One behavior, tampon hoarding, stems from a traumatic-to-me story of an 11 year old being abandoned by her parents in a time of need because my parents didn’t want to talk to me about any of it. They left that up to a Catholic school that also didn’t want to talk about the same subjects.

I’m grateful I noticed this behavior and also that I was able to look back into my past, figure out what had happened to me so I could explain the behavior behind my tampon hoarding and try and do something about it.

By recognizing the behavior and the why behind it, I can now move forward and be aware of it and also do something about it. I’m working on it in degrees. If I find a tampon in an old purse, or glovebox in my car, I remove it and place it back in the closet where I keep my other tampons. 

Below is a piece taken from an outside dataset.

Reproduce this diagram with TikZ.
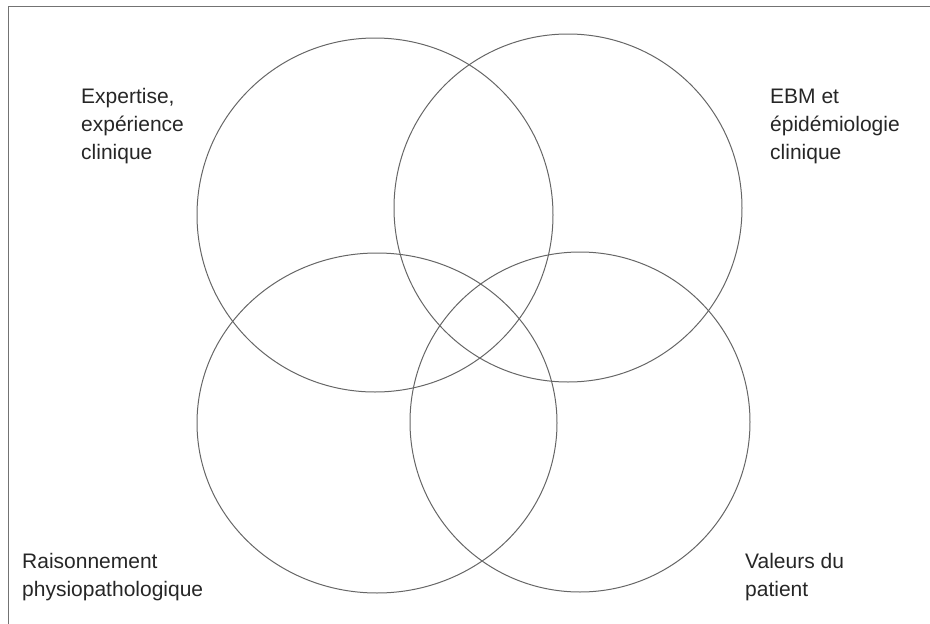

Awareness is key to identifying what happened to you and why you are behaving the way you are. These odd ways that control you that you can’t explain are worth addressing and thinking about because you have a chance to think on it, address it and not give it power over you anymore.

Now I carry the tampons with me that I need when I have my period. I don’t carry an excessive amount with me all month long. I trust that I have enough. I don’t have to let my fear control me anymore. I’ve been able to slowly overcome my tampon hoarding and that aligns with my beliefs about hoarding things I don’t need for just-in-case moments. I don’t believe in storing stuff for just-in-case moments. I simply don’t want to live that way in all areas of my life. Recognizing the odd behavior that didn’t align with my beliefs helped me get back into balance and back into alignment with my beliefs. It make my purse a lot lighter too!